- _What is asked_
For every line in the records that has the word "with", make a copy.

Rows from a dataset of charts and code
+ + + + +

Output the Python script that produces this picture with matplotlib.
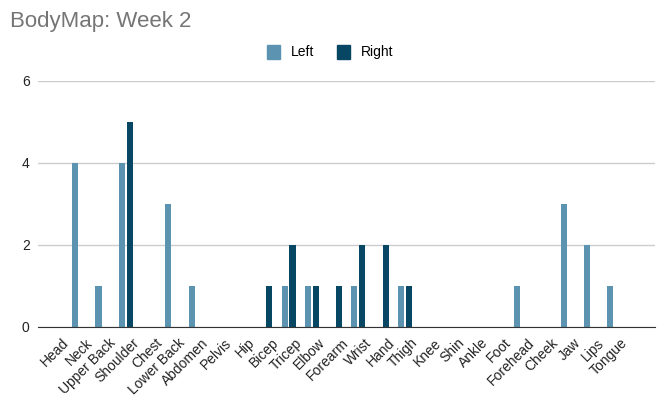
import numpy as np
import matplotlib
matplotlib.use('Agg')
import matplotlib.pyplot as plt
import matplotlib.patches as mpatches
import matplotlib.transforms as mtrans

plt.rcParams['font.family'] = ['Liberation Sans', 'DejaVu Sans']

# Datos
parts = ['Head', 'Neck', 'Upper Back', 'Shoulder', 'Chest', 'Lower Back', 'Abdomen',
         'Pelvis', 'Hip', 'Bicep', 'Tricep', 'Elbow', 'Forearm', 'Wrist', 'Hand',
         'Thigh', 'Knee', 'Shin', 'Ankle', 'Foot', 'Forehead', 'Cheek', 'Jaw',
         'Lips', 'Tongue']
left = [0, 4, 1, 4, 0, 3, 1, 0, 0, 0, 1, 1, 0, 1, 0, 1, 0, 0, 0, 0, 1, 0, 3, 2, 1]
right = [0, 0, 0, 5, 0, 0, 0, 0, 0, 1, 2, 1, 1, 2, 2, 1, 0, 0, 0, 0, 0, 0, 0, 0, 0]
y_ticks = [0, 2, 4, 6]

c_left = '#5b93b0'
c_right = '#074763'

fig = plt.figure(figsize=(6.72, 3.99), dpi=100)
ax = fig.add_axes([38/672, 72/399, 617/672, 246/399])

x = np.arange(len(parts))
w = 0.26
ax.bar(x - 0.17, left, width=w, color=c_left, zorder=3)
ax.bar(x + 0.17, right, width=w, color=c_right, zorder=3)

ax.set_xlim(-0.77, 25.75)
ax.set_ylim(0, 6)
ax.set_yticks(y_ticks)
ax.grid(axis='y', color='#cccccc', linewidth=1, zorder=0)
ax.set_axisbelow(True)
for s in ['top', 'right', 'left']:
    ax.spines[s].set_visible(False)
ax.spines['bottom'].set_color('#333333')
ax.spines['bottom'].set_zorder(4)
ax.tick_params(axis='both', length=0, labelsize=10, colors='#222222')
ax.tick_params(axis='y', pad=6)

ax.set_xticks(x)
ax.set_xticklabels(parts, rotation=45, ha='right', va='top', rotation_mode='anchor')
offset = mtrans.ScaledTranslation(6/100, -4/100, fig.dpi_scale_trans)
for lbl in ax.get_xticklabels():
    lbl.set_transform(lbl.get_transform() + offset)

fig.text(10/672, 1 - 21/399, 'BodyMap: Week 2', fontsize=16, color='#757575',
         ha='left', va='center')

handles = [mpatches.Patch(color=c_left, label='Left'),
           mpatches.Patch(color=c_right, label='Right')]
fig.legend(handles=handles, loc='center', bbox_to_anchor=(330/672, 1 - 52/399),
           ncol=2, frameon=False, fontsize=10, handlelength=0.95, handleheight=1.2,
           columnspacing=1.6, handletextpad=0.8)

fig.savefig('out.png', dpi=100)
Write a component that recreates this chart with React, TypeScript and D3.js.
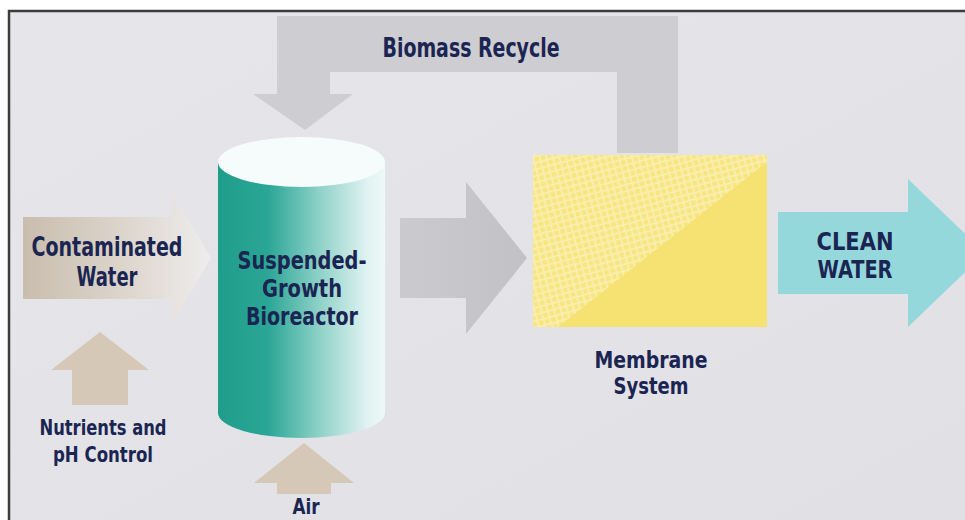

+ + + + +

- _Final result_
Output the Python script that produces this picture with matplotlib.
Write a component that recreates this chart with React, TypeScript and D3.js.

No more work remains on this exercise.